REPUBLIKA.CO.ID, JAKARTA -- Karya lain Ibnu Qutaybah yang begitu menjadi perhatian adalah Uyun al-Akhbar atau 'Berita-berita Pilihan'. Dalam buku ini ia memuat sejumlah naskah ceramah atau pidato.
Pada masa itu, di Baghdad, ceramah menjadi salah satu hal penting dan kemampuan yang perlu dimiliki oleh seorang cendekiawan. Biasanya, ceramah ini banyak dikuasai pula oleh para ulama sebagai sarana dalam mendakwahkan Islam.
Pada abad ke-7 dan ke-8, ceramah merupakan karya prosa yang indah dan dikenal dengan sebutan maqam. Para zahid atau kaum asketis, biasanya menyampaikannya di hadapan para khalifah dan raja-raja. Materi-materi itu terangkum dalam buku Ibnu Qutaybah.
Melalui Uyun al-Akhbar pula diketahui sejumlah penulis ceramah generasi awal. Di antaranya adalah teolog pertama bernama Ghaylan ibn Muslim al-Dimasyqi yang meninggal pada 724 Masehi. Lalu, ada Hasan Bahsri, dan muridnya yang bernama Amr ibn Ubayd yang meninggal pada 761 Masehi.

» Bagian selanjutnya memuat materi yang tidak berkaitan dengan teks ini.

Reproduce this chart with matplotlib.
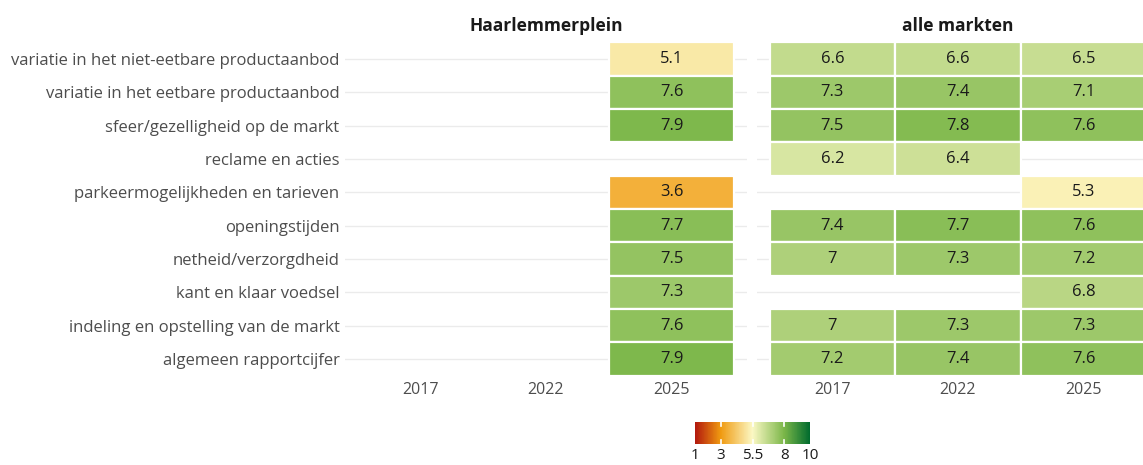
import numpy as np
import matplotlib
matplotlib.use("Agg")
import matplotlib.pyplot as plt
from matplotlib.colors import LinearSegmentedColormap, Normalize
from matplotlib.cm import ScalarMappable

plt.rcParams['font.family'] = ['Open Sans', 'DejaVu Sans']

categories = [
    "variatie in het niet-eetbare productaanbod",
    "variatie in het eetbare productaanbod",
    "sfeer/gezelligheid op de markt",
    "reclame en acties",
    "parkeermogelijkheden en tarieven",
    "openingstijden",
    "netheid/verzorgdheid",
    "kant en klaar voedsel",
    "indeling en opstelling van de markt",
    "algemeen rapportcijfer",
]
years = ["2017", "2022", "2025"]
nan = np.nan
haarlemmerplein = [  # per category: 2017, 2022, 2025
    [nan, nan, 5.1], [nan, nan, 7.6], [nan, nan, 7.9], [nan, nan, nan],
    [nan, nan, 3.6], [nan, nan, 7.7], [nan, nan, 7.5], [nan, nan, 7.3],
    [nan, nan, 7.6], [nan, nan, 7.9],
]
alle_markten = [
    [6.6, 6.6, 6.5], [7.3, 7.4, 7.1], [7.5, 7.8, 7.6], [6.2, 6.4, nan],
    [nan, nan, 5.3], [7.4, 7.7, 7.6], [7.0, 7.3, 7.2], [nan, nan, 6.8],
    [7.0, 7.3, 7.3], [7.2, 7.4, 7.6],
]
panels = ["Haarlemmerplein", "alle markten"]
scale_values = [1, 3, 5.5, 8, 10]
scale_colors = ["#B2180E", "#F09A10", "#FBF8C4", "#7AB648", "#006B2E"]

W, H = 1143, 465
fig = plt.figure(figsize=(W / 100, H / 100), dpi=100)

vmin, vmax = 1, 10
cmap = LinearSegmentedColormap.from_list(
    "rc", [((v - vmin) / (vmax - vmin), c) for v, c in zip(scale_values, scale_colors)])
norm = Normalize(vmin, vmax)

def fx(px):
    return px / W

def fy(py):
    return 1 - py / H

panel_lefts = [345, 757]
pw = 402
top, bottom = 39, 379
grey = "#4D4D4D"

for i, (name, data) in enumerate(zip(panels, [haarlemmerplein, alle_markten])):
    ax = fig.add_axes([fx(panel_lefts[i]), fy(bottom), fx(pw), (bottom - top) / H])
    for r in range(len(categories)):
        ax.axhline(r, color="#EBEBEB", lw=1.0, zorder=0)
    for r in range(len(categories)):
        for c in range(len(years)):
            v = data[r][c]
            if not np.isnan(v):
                ax.bar(c, 1.0, bottom=r - 0.5, width=1.0, color=cmap(norm(v)),
                       edgecolor="white", linewidth=1.6, zorder=1)
                ax.text(c, r, f"{v:g}", ha="center", va="center",
                        fontsize=12, color="#1A1A1A", zorder=2)
    ax.set_xlim(-0.6, 2.6)
    ax.set_ylim(len(categories) - 0.4, -0.6)
    ax.set_xticks(range(len(years)))
    ax.set_xticklabels(years, fontsize=11.5, color=grey)
    ax.set_yticks(range(len(categories)))
    if i == 0:
        ax.set_yticklabels(categories, fontsize=12, color=grey)
    else:
        ax.set_yticklabels([])
    ax.tick_params(length=0, pad=4)
    ax.tick_params(axis="x", pad=2)
    for s in ax.spines.values():
        s.set_visible(False)
    ax.set_title(name, fontsize=12.5, fontweight="bold", color="#1A1A1A", pad=6)

cax = fig.add_axes([fx(695), fy(444), fx(115), 22 / H])
cb = fig.colorbar(ScalarMappable(norm=norm, cmap=cmap), cax=cax, orientation="horizontal")
cb.outline.set_visible(False)
cb.set_ticks(scale_values)
cb.set_ticklabels([f"{v:g}" for v in scale_values])
cax.tick_params(length=0, labelsize=11, labelcolor="#1A1A1A", pad=3)
for v in scale_values[1:-1]:
    cax.plot([v, v], [0, 0.18], color="white", lw=1.2)
    cax.plot([v, v], [0.82, 1], color="white", lw=1.2)

fig.savefig("out.png", dpi=100)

Ada pula seorang ahli fikih terkemuka dari Suriah bernama al-Awzai. Keberadaan buku ini juga mendapatkan sanjungan dari sejarawan ternama, Ibnu Khaldun. Ia mengatakan, ada sejumlah karya yang memuat prinsip dan pilar-pilar pemikiran budaya dan peradaban. Salah satunya adalah Uyun al-Akhbar.
Makdisi mengatakan, dalam Uyun al-Akhbar, Ibnu Qutaybah juga memuat konsep-konsep yang mencampurkan antara pemikiran religius dan duniawi. Dalam bagian pendahuluan disebutkan, meskipun tak secara khusus membicarakan tentang Alquran dan hadis, buku ini membahas persoalan penting.
Dalam buku ini, Ibnu Qutaybah menekankan pada pemeliharaan perilaku yang utama dan mulia. Menghindari perilaku yang tak terpuji, moral yang hina, melarang kejahatan dan menganjurkan perilaku baik, mengenalkan kerapian administrasi, dan menjaga lingkungan.
Bagi Ibnu Qutaybah, jalan menuju Tuhan tak hanya satu. Misalnya, hanya melalui pemahaman mengenai soal halal dan haram. Jalan menuju Tuhan, kata dia, sangat terbuka luas. Pandangan Ibnu Qutaybah ini dinilai terinspirasi dari pemikiran kaum rasionalis.
Ibnu Qutaybah mencoba melakukan pembelaan atas berkembangnya pemikiran rasional dalam kajian humaniora dan peradaban yang saat itu berkembang cukup pesat. Kondisi itu melahirkan pertentangan pemikiran dengan kelompok tradisionalis. Ia mencoba menjembataninya.
Ibnu Qutaybah sendiri merupakan seorang tradisionalis. Namun, melalui Uyun al-Akhbar, ia mencoba mengirimkan pesan kepada teman-teman tradisionalisnya agar tak bereaksi berlebihan terhadap kajian humaniora dan peradaban yang diwarnai pemikiran kaum rasionalis, Muktazilah.